Fans may be inclined to see the adaptation of the book as a piece of cake – organic Victoria sponge, possibly. After all, Posy Simmonds's wonderful drawings provide film-makers with a readymade storyboard, not to mention the minutest details of facial and physical expressiveness. The most important responsibility facing director Stephen Frears was to secure the right cast, and he hasn't failed it. Gemma Arterton has something of a line drawing about her figure already, and brings to the title character an enchanting mixture of shrewdness, ambition and vulnerability – just what you need to write a girl-about-the-countryside column for The Independent (don't remember her at the Christmas party). Roger Allam is less physically like the book's Nicholas, but he inhabits every other irksome part of him to a T. The complacent tone of voice in which he mollifies Beth ("You're a marvel") and the relish he takes in his minor literary celebrity are both eerily right. When he casually condescends to Glen ("How goes the opus?") you wince for the poor academic and his hugely unpromising book. Simmonds's work is piercingly brilliant on writers in general – their love of gossip, their competitiveness, their sensitivity to slights – and the film honours it assiduously, sometimes in direct quotation. Nicholas holding forth before his coven of literary ladies, for instance: "All the girls gathered there like cups round a teapot" (though it's sad to see Cheryl Campbell among them, barely getting a word in edgeways).
The screenwriter Moira Buffini hasn't tinkered much with the book's dialogue, on the sound reasoning that the original could hardly be improved upon. Perhaps I was too impatient to get back to Tamsin Greig's put-upon meekness and Allam's enthralling vileness, but the younger characters, as in the book, seem to me less compelling. Dominic Cooper is suitably uncouth in eyeliner and tight trousers as Ben – "the drummer from Swipe" – though the idiot rock-star has become a stock figure of comedy. His teen idolaters Jody (Jessica Barden) and Casey (Charlotte Christie) are also little pocketfuls of Posy in looks and language; I loved the former's fantasising about a boyfriend with "lush pecs... but also respectful." But I found a little of their boredom and petulance went a long way.

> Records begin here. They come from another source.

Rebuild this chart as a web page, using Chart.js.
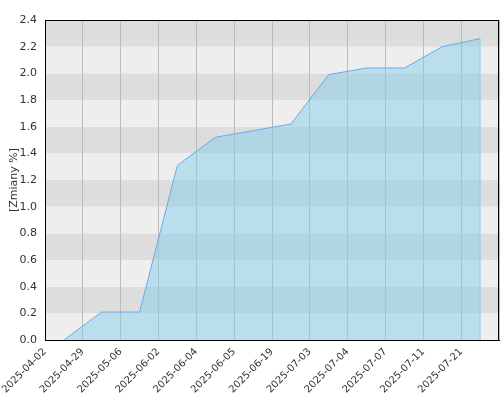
<!DOCTYPE html>
<html>
<head>
<meta charset="utf-8">
<script src="https://cdn.jsdelivr.net/npm/chart.js@4/dist/chart.umd.min.js"></script>
<style>
  html, body { margin: 0; padding: 0; background: #fff; }
  #wrap { width: 500px; height: 400px; }
</style>
</head>
<body>
<div id="wrap"><canvas id="chart"></canvas></div>
<script>
// ---- data ----
const dates = [
  '2025-04-02', '2025-04-29', '2025-05-06', '2025-06-02', '2025-06-04', '2025-06-05',
  '2025-06-19', '2025-07-03', '2025-07-04', '2025-07-07', '2025-07-11', '2025-07-21',
];
const changes = [0.0, 0.21, 0.21, 1.31, 1.52, 1.57, 1.62, 1.99, 2.04, 2.04, 2.2, 2.26];
const yTitle = '[Zmiany %]';

Chart.defaults.font.family = "'DejaVu Sans', sans-serif";
Chart.defaults.color = '#333';

// alternating grey bands behind the plot, closing edge of the area, black frame
const bands = {
  id: 'bands',
  beforeDraw(chart) {
    const { ctx, chartArea: a, scales: { y } } = chart;
    const ticks = y.ticks;
    ctx.save();
    for (let i = 0; i < ticks.length - 1; i++) {
      const y0 = y.getPixelForValue(ticks[i].value);
      const y1 = y.getPixelForValue(ticks[i + 1].value);
      ctx.fillStyle = i % 2 ? '#dddddd' : '#eeeeee';
      ctx.fillRect(a.left, y1, a.right - a.left, y0 - y1);
    }
    ctx.restore();
  },
  afterDatasetsDraw(chart) {
    const { ctx, scales: { y } } = chart;
    const pts = chart.getDatasetMeta(0).data;
    const last = pts[pts.length - 1];
    ctx.save();
    ctx.strokeStyle = '#87ceeb';
    ctx.lineWidth = 1;
    ctx.beginPath();
    ctx.moveTo(last.x, last.y);
    ctx.lineTo(last.x, y.getPixelForValue(0));
    ctx.stroke();
    ctx.restore();
  },
  afterDraw(chart) {
    const { ctx, chartArea: a } = chart;
    ctx.save();
    ctx.strokeStyle = '#000';
    ctx.lineWidth = 1;
    ctx.strokeRect(a.left + 0.5, a.top + 0.5, a.right - a.left - 1, a.bottom - a.top);
    ctx.restore();
  },
};

new Chart(document.getElementById('chart'), {
  type: 'line',
  data: {
    labels: dates,
    datasets: [{
      data: changes,
      borderColor: '#66aaee',
      borderWidth: 1,
      backgroundColor: 'rgba(135,206,235,0.5)',
      fill: 'origin',
      pointRadius: 0,
      tension: 0,
    }],
  },
  options: {
    responsive: true,
    maintainAspectRatio: false,
    animation: false,
    layout: { padding: { top: 20, right: 1, left: 0, bottom: 0 } },
    plugins: {
      legend: { display: false },
      tooltip: { enabled: false },
    },
    scales: {
      x: {
        offset: true,
        grid: { offset: true, color: '#bbbbbb', drawTicks: false },
        border: { color: '#000' },
        ticks: {
          autoSkip: false,
          minRotation: 45,
          maxRotation: 45,
          labelOffset: -19,
          padding: 6,
          font: { size: 10 },
        },
        afterFit: s => { s.height = 60; },
      },
      y: {
        min: 0,
        max: 2.4,
        grid: { display: false, drawTicks: false },
        border: { color: '#000' },
        ticks: {
          stepSize: 0.2,
          padding: 8,
          font: { size: 11 },
          callback: v => v.toFixed(1),
        },
        title: {
          display: true,
          text: yTitle,
          font: { size: 11 },
          padding: { top: 8, bottom: 0 },
        },
        afterFit: s => { s.width = 45; },
      },
    },
  },
  plugins: [bands],
});
</script>
</body>
</html>
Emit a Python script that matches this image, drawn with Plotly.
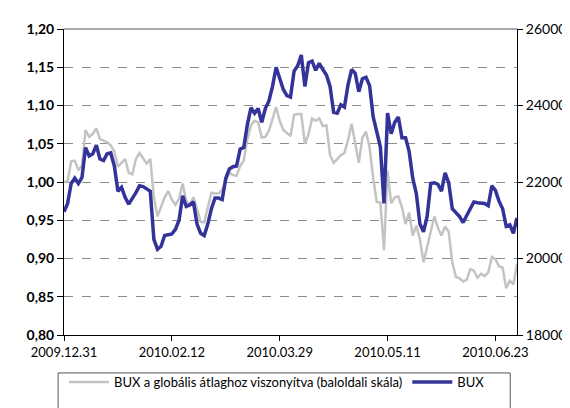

The film is not entirely slavish to the book, however. While it keeps the original's rhythm, splitting into four seasons, it streamlines the narrative and tidies up the ending. Buffini's script deviates slightly, but most profitably, in enlarging the character of Glen and humanising his droopiness. ("I am a real pantyhose," he tells us early on in the novel). Bill Camp, a stage actor in the US and hardly known at all here, invests him with a wistful, almost Chekhovian spirit of longing, which we are made to hope will be rewarded. Thomas Hardy, the presiding influence on the book, is only a spectre here, and mostly by coincidence: Arterton played Tess in a recent TV adaptation. Frears and co are less beady, more indulgent than Posy Simmonds, and that's all right. Tamara Drewe is no less an adaptation for being such an open goal. Even with the safety-net of all those great illustrations it could have missed its mark. Lucky for us it didn't.